(Data entries)
┄┄┄┄┄┄┄┄┄┄┄┄┄┄┄┄┄┄┄┄
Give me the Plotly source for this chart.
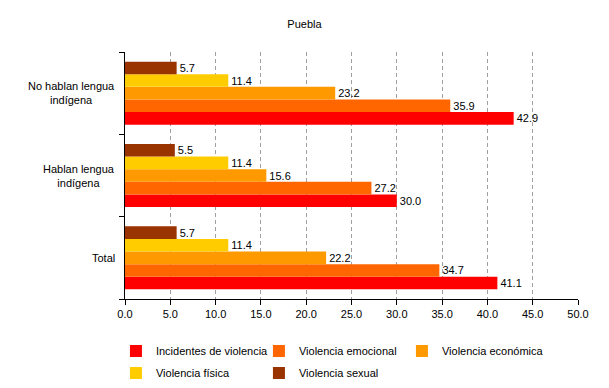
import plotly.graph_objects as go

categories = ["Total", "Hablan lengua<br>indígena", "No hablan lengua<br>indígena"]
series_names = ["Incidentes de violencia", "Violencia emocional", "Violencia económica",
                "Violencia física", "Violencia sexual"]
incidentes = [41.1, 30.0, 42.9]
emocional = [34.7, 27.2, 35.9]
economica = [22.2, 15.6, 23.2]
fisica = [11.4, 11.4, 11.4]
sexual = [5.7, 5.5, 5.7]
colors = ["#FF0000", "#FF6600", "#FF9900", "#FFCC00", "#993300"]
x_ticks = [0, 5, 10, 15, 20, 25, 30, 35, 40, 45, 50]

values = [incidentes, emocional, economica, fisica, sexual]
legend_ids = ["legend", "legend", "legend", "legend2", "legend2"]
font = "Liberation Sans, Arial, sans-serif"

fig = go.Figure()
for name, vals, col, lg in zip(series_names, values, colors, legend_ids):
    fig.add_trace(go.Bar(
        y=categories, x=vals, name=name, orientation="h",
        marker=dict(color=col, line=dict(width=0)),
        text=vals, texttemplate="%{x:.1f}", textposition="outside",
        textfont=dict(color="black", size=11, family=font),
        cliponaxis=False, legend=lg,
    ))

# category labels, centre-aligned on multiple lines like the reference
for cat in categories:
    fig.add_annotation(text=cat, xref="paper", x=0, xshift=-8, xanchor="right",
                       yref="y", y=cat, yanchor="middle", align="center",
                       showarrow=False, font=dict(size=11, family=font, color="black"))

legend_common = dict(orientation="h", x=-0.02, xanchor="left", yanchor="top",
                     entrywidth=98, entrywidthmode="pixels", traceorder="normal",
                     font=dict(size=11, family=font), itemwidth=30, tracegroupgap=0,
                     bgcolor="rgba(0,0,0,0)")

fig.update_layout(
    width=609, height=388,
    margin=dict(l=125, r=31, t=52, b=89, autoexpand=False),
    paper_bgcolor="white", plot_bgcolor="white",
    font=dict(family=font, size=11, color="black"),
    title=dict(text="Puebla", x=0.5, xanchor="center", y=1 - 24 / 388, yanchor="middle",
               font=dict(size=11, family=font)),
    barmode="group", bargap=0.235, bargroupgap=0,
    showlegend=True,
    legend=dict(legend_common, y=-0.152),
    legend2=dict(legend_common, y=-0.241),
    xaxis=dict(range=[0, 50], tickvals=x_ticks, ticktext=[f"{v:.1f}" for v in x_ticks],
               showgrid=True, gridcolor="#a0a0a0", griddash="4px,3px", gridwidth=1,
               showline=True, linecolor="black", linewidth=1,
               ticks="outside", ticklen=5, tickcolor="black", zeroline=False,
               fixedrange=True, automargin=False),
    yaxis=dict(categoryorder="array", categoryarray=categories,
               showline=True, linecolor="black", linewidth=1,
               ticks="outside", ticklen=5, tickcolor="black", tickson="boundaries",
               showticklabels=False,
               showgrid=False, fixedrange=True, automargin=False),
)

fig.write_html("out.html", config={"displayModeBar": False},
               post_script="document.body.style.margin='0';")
┄┄┄┄┄┄┄┄┄┄┄┄┄┄┄┄┄┄┄┄
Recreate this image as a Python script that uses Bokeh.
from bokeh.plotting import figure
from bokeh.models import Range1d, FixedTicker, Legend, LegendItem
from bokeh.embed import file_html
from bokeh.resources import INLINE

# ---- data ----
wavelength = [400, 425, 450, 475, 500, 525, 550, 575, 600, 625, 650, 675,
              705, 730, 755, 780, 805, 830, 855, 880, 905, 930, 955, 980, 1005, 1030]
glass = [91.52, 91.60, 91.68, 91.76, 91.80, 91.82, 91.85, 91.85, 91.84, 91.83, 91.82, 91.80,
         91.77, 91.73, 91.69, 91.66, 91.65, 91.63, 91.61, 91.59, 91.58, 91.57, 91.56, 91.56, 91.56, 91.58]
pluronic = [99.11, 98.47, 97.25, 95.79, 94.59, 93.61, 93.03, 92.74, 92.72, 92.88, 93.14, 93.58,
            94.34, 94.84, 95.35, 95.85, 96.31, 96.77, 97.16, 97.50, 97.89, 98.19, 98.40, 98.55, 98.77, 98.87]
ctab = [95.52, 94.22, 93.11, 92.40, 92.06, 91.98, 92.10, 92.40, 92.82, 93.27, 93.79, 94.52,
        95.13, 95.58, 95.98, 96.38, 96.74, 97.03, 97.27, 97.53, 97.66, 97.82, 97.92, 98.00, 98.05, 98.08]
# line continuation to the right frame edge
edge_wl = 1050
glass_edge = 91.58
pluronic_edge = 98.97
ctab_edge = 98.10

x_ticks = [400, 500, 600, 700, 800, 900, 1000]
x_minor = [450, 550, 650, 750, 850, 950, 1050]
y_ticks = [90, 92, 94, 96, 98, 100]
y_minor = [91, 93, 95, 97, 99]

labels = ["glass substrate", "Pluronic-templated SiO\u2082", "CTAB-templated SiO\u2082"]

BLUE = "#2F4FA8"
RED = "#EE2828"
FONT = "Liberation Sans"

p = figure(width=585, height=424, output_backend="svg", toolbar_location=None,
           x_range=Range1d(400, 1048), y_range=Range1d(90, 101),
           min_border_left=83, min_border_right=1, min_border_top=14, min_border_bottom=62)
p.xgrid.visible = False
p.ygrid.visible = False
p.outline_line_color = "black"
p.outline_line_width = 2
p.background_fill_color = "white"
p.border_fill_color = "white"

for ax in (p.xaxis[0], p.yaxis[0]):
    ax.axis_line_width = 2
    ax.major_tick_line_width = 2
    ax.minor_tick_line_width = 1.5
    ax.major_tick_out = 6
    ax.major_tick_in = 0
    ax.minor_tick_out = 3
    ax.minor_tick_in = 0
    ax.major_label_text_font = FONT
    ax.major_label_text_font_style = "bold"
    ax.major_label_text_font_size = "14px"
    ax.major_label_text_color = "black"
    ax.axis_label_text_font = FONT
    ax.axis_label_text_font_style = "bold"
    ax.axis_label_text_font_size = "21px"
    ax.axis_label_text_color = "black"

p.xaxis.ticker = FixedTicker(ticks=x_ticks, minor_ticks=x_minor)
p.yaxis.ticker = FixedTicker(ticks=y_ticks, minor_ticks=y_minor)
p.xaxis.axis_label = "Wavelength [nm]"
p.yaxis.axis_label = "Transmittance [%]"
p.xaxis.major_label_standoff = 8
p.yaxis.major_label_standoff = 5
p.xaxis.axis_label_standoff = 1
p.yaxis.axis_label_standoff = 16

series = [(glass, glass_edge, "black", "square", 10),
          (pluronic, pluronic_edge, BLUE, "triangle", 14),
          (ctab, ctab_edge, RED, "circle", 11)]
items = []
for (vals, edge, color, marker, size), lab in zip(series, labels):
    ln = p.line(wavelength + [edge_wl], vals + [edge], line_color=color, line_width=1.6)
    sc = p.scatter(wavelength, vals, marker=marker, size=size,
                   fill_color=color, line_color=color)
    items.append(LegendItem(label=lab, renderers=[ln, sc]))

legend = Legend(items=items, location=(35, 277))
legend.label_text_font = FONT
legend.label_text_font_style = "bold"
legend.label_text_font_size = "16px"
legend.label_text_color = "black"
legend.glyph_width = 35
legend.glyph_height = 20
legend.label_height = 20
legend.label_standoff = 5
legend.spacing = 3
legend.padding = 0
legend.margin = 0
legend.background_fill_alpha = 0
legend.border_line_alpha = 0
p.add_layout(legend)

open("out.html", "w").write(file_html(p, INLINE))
┄┄┄┄┄┄┄┄┄┄┄┄┄┄┄┄┄┄┄┄
Find all lines where the word "this" appears. Copy them.

Give me the Plotly source for this chart.
Recreate this image as a Python script that uses Bokeh.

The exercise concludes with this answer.